_Task_: Copy the lines below as they are; omit the images they contain.

_Source material_:
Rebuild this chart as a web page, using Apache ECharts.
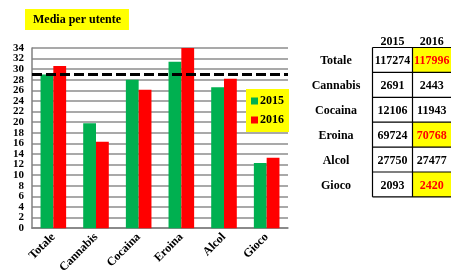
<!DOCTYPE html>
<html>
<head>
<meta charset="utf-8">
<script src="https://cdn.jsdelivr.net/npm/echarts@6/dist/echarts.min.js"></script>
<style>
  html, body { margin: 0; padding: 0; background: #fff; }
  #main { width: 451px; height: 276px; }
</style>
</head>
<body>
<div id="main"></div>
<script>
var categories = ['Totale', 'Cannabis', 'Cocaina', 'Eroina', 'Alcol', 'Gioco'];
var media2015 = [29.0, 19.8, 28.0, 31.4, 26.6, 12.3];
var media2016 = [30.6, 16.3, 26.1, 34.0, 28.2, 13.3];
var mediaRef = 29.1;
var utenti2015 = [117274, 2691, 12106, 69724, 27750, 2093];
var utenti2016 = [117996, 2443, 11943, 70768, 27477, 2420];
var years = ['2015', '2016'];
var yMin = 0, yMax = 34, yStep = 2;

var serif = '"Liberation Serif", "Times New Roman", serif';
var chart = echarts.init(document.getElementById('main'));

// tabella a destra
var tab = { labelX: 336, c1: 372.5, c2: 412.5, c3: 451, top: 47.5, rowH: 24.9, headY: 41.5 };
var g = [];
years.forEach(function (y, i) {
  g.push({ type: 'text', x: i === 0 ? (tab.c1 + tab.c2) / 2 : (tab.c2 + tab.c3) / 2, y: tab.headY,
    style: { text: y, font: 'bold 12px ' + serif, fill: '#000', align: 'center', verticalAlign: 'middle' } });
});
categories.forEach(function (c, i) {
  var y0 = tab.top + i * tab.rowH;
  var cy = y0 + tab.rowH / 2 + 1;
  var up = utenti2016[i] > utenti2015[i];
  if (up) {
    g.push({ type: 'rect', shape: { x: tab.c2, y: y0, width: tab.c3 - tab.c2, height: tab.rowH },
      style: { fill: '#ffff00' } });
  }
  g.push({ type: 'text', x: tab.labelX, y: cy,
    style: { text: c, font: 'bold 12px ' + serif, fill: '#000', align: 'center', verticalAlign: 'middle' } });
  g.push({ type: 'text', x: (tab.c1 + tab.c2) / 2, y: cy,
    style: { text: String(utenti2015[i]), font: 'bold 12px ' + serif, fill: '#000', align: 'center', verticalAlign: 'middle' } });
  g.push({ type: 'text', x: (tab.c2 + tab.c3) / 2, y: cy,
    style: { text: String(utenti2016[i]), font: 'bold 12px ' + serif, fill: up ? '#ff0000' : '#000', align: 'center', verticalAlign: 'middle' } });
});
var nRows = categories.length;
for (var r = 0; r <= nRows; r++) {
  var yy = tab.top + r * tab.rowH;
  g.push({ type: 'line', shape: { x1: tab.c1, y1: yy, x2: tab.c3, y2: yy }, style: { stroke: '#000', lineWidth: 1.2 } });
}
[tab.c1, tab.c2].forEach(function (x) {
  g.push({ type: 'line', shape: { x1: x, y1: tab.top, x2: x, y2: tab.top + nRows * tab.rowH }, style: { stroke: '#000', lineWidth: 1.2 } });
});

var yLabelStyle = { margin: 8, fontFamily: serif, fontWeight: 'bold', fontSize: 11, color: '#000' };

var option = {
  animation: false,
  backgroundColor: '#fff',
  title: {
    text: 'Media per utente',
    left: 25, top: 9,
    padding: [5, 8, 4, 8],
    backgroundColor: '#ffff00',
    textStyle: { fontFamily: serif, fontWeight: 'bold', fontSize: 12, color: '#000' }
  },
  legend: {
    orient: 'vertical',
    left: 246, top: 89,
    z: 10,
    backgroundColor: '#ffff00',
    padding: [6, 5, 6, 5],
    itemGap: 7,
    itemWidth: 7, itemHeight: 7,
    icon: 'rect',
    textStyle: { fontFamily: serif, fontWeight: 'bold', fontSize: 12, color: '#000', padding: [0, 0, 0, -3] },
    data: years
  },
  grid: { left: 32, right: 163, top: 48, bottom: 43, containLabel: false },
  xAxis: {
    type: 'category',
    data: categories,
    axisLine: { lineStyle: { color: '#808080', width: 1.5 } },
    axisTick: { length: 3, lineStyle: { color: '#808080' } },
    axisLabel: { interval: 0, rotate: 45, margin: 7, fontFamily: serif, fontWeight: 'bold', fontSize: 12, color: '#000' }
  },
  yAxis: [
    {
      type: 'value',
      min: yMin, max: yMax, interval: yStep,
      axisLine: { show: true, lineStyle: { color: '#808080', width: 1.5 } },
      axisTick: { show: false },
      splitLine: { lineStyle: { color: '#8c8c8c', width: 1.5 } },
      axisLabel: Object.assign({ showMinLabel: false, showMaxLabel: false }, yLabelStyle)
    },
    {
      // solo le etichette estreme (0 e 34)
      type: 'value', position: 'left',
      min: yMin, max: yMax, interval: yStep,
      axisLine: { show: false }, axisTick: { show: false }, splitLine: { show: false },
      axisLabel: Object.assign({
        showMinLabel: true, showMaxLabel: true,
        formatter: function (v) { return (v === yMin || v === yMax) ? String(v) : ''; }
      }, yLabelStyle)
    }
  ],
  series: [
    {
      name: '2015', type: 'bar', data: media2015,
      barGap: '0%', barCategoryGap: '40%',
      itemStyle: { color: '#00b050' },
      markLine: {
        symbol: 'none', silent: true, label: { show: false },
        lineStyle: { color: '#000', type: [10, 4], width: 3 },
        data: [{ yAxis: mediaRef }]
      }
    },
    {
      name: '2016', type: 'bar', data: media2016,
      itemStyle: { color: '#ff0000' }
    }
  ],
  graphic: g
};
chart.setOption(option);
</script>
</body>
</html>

_Complete answer_:
Rebuild this chart as a web page, using Apache ECharts.
<!DOCTYPE html>
<html>
<head>
<meta charset="utf-8">
<script src="https://cdn.jsdelivr.net/npm/echarts@6/dist/echarts.min.js"></script>
<style>
  html, body { margin: 0; padding: 0; background: #fff; }
  #main { width: 451px; height: 276px; }
</style>
</head>
<body>
<div id="main"></div>
<script>
var categories = ['Totale', 'Cannabis', 'Cocaina', 'Eroina', 'Alcol', 'Gioco'];
var media2015 = [29.0, 19.8, 28.0, 31.4, 26.6, 12.3];
var media2016 = [30.6, 16.3, 26.1, 34.0, 28.2, 13.3];
var mediaRef = 29.1;
var utenti2015 = [117274, 2691, 12106, 69724, 27750, 2093];
var utenti2016 = [117996, 2443, 11943, 70768, 27477, 2420];
var years = ['2015', '2016'];
var yMin = 0, yMax = 34, yStep = 2;

var serif = '"Liberation Serif", "Times New Roman", serif';
var chart = echarts.init(document.getElementById('main'));

// tabella a destra
var tab = { labelX: 336, c1: 372.5, c2: 412.5, c3: 451, top: 47.5, rowH: 24.9, headY: 41.5 };
var g = [];
years.forEach(function (y, i) {
  g.push({ type: 'text', x: i === 0 ? (tab.c1 + tab.c2) / 2 : (tab.c2 + tab.c3) / 2, y: tab.headY,
    style: { text: y, font: 'bold 12px ' + serif, fill: '#000', align: 'center', verticalAlign: 'middle' } });
});
categories.forEach(function (c, i) {
  var y0 = tab.top + i * tab.rowH;
  var cy = y0 + tab.rowH / 2 + 1;
  var up = utenti2016[i] > utenti2015[i];
  if (up) {
    g.push({ type: 'rect', shape: { x: tab.c2, y: y0, width: tab.c3 - tab.c2, height: tab.rowH },
      style: { fill: '#ffff00' } });
  }
  g.push({ type: 'text', x: tab.labelX, y: cy,
    style: { text: c, font: 'bold 12px ' + serif, fill: '#000', align: 'center', verticalAlign: 'middle' } });
  g.push({ type: 'text', x: (tab.c1 + tab.c2) / 2, y: cy,
    style: { text: String(utenti2015[i]), font: 'bold 12px ' + serif, fill: '#000', align: 'center', verticalAlign: 'middle' } });
  g.push({ type: 'text', x: (tab.c2 + tab.c3) / 2, y: cy,
    style: { text: String(utenti2016[i]), font: 'bold 12px ' + serif, fill: up ? '#ff0000' : '#000', align: 'center', verticalAlign: 'middle' } });
});
var nRows = categories.length;
for (var r = 0; r <= nRows; r++) {
  var yy = tab.top + r * tab.rowH;
  g.push({ type: 'line', shape: { x1: tab.c1, y1: yy, x2: tab.c3, y2: yy }, style: { stroke: '#000', lineWidth: 1.2 } });
}
[tab.c1, tab.c2].forEach(function (x) {
  g.push({ type: 'line', shape: { x1: x, y1: tab.top, x2: x, y2: tab.top + nRows * tab.rowH }, style: { stroke: '#000', lineWidth: 1.2 } });
});

var yLabelStyle = { margin: 8, fontFamily: serif, fontWeight: 'bold', fontSize: 11, color: '#000' };

var option = {
  animation: false,
  backgroundColor: '#fff',
  title: {
    text: 'Media per utente',
    left: 25, top: 9,
    padding: [5, 8, 4, 8],
    backgroundColor: '#ffff00',
    textStyle: { fontFamily: serif, fontWeight: 'bold', fontSize: 12, color: '#000' }
  },
  legend: {
    orient: 'vertical',
    left: 246, top: 89,
    z: 10,
    backgroundColor: '#ffff00',
    padding: [6, 5, 6, 5],
    itemGap: 7,
    itemWidth: 7, itemHeight: 7,
    icon: 'rect',
    textStyle: { fontFamily: serif, fontWeight: 'bold', fontSize: 12, color: '#000', padding: [0, 0, 0, -3] },
    data: years
  },
  grid: { left: 32, right: 163, top: 48, bottom: 43, containLabel: false },
  xAxis: {
    type: 'category',
    data: categories,
    axisLine: { lineStyle: { color: '#808080', width: 1.5 } },
    axisTick: { length: 3, lineStyle: { color: '#808080' } },
    axisLabel: { interval: 0, rotate: 45, margin: 7, fontFamily: serif, fontWeight: 'bold', fontSize: 12, color: '#000' }
  },
  yAxis: [
    {
      type: 'value',
      min: yMin, max: yMax, interval: yStep,
      axisLine: { show: true, lineStyle: { color: '#808080', width: 1.5 } },
      axisTick: { show: false },
      splitLine: { lineStyle: { color: '#8c8c8c', width: 1.5 } },
      axisLabel: Object.assign({ showMinLabel: false, showMaxLabel: false }, yLabelStyle)
    },
    {
      // solo le etichette estreme (0 e 34)
      type: 'value', position: 'left',
      min: yMin, max: yMax, interval: yStep,
      axisLine: { show: false }, axisTick: { show: false }, splitLine: { show: false },
      axisLabel: Object.assign({
        showMinLabel: true, showMaxLabel: true,
        formatter: function (v) { return (v === yMin || v === yMax) ? String(v) : ''; }
      }, yLabelStyle)
    }
  ],
  series: [
    {
      name: '2015', type: 'bar', data: media2015,
      barGap: '0%', barCategoryGap: '40%',
      itemStyle: { color: '#00b050' },
      markLine: {
        symbol: 'none', silent: true, label: { show: false },
        lineStyle: { color: '#000', type: [10, 4], width: 3 },
        data: [{ yAxis: mediaRef }]
      }
    },
    {
      name: '2016', type: 'bar', data: media2016,
      itemStyle: { color: '#ff0000' }
    }
  ],
  graphic: g
};
chart.setOption(option);
</script>
</body>
</html>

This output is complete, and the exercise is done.